**Exercise directions:** Out of the lines below, please list those that hold the string "chart".

— START OF Data shown —

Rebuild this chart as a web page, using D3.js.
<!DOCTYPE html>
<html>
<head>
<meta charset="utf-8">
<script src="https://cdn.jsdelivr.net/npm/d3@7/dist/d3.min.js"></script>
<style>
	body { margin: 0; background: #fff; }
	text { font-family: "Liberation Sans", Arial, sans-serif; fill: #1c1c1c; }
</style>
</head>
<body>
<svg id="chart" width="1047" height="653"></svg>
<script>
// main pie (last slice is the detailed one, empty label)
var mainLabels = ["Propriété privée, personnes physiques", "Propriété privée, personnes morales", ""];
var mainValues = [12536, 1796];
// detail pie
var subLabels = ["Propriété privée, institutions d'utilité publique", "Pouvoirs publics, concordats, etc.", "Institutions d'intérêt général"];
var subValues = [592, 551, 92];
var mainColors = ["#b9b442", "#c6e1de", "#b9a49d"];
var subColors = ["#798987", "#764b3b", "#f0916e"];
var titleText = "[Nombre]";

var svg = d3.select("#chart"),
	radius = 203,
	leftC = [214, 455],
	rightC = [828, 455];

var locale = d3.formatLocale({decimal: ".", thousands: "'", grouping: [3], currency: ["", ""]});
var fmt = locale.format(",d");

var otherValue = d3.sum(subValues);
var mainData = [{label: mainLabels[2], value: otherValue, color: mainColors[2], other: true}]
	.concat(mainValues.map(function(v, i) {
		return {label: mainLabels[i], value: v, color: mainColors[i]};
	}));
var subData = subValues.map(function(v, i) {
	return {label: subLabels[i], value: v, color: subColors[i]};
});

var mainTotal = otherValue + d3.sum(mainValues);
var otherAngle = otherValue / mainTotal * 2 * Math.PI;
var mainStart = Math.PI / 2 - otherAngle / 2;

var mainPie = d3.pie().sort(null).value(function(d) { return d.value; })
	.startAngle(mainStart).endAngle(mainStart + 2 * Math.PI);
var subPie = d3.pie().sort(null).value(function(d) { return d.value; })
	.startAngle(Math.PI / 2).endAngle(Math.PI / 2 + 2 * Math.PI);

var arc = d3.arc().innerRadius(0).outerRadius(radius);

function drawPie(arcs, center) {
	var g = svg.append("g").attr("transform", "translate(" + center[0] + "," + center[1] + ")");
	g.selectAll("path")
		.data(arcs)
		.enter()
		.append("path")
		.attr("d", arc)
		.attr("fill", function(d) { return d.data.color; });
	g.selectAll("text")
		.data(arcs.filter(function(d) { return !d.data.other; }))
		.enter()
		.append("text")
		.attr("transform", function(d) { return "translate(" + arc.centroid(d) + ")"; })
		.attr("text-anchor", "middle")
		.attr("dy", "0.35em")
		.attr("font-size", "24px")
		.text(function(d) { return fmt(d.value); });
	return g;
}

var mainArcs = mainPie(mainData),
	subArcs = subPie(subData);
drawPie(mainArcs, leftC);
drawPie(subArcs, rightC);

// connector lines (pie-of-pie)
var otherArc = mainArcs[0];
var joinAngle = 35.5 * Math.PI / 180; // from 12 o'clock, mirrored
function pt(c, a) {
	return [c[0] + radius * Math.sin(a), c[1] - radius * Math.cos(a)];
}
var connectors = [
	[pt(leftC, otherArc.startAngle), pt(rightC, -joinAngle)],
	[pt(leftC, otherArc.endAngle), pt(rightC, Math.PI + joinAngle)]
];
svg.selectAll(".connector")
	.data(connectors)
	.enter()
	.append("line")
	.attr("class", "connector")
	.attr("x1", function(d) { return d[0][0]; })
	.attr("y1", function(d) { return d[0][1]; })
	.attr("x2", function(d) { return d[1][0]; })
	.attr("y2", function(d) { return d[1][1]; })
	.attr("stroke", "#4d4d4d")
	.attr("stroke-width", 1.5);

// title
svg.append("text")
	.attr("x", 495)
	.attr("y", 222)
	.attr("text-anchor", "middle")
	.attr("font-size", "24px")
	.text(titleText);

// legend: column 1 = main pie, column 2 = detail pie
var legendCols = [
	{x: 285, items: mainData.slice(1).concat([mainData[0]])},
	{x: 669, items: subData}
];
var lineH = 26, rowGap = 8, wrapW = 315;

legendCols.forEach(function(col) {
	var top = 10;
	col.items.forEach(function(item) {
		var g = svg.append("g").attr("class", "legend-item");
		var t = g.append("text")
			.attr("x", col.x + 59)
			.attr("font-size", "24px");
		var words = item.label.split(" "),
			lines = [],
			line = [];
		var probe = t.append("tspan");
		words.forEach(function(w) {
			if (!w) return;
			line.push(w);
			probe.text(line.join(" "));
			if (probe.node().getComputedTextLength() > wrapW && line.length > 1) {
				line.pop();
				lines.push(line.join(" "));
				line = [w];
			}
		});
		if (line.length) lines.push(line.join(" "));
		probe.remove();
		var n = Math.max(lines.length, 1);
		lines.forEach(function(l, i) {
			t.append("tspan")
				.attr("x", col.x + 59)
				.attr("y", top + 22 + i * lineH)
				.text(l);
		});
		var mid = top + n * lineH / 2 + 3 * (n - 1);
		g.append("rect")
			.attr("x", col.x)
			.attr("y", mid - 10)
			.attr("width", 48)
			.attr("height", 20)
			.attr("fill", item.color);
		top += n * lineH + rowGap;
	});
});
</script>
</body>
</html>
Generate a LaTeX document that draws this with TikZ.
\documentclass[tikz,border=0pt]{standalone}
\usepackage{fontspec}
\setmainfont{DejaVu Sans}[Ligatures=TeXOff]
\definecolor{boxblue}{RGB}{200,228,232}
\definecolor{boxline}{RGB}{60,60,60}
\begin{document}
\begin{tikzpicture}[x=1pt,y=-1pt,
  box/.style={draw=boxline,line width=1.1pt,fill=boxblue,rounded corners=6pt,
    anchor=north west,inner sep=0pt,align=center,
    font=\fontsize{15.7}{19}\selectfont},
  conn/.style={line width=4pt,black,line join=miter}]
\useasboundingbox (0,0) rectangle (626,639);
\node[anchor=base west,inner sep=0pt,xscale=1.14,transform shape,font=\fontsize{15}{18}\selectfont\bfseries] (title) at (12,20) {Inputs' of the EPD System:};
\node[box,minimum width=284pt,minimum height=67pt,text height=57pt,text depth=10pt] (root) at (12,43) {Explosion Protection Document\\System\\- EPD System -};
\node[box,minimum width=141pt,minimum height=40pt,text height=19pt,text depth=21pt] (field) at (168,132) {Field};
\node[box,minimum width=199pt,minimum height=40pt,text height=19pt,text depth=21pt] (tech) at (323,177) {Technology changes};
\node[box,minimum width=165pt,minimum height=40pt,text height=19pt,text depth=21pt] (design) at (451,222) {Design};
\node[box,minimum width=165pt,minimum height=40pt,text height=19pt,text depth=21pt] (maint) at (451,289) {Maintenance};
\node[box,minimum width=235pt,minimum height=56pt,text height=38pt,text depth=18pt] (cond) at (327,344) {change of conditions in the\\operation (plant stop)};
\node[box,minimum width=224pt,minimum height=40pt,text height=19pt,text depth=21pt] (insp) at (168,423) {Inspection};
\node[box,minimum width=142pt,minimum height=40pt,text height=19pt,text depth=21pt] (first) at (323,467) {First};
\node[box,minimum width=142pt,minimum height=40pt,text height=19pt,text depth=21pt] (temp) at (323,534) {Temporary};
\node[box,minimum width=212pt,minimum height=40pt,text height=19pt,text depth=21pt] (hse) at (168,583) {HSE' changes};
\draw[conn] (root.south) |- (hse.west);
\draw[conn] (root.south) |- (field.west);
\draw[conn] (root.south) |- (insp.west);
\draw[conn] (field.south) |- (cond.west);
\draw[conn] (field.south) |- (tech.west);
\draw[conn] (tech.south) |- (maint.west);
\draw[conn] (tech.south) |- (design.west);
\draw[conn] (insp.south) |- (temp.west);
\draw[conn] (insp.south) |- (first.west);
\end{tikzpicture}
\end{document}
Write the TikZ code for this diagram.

— END OF Data shown —

**Solution to this problem:**
Rebuild this chart as a web page, using D3.js.
<svg id="chart" width="1047" height="653"></svg>
var svg = d3.select("#chart"),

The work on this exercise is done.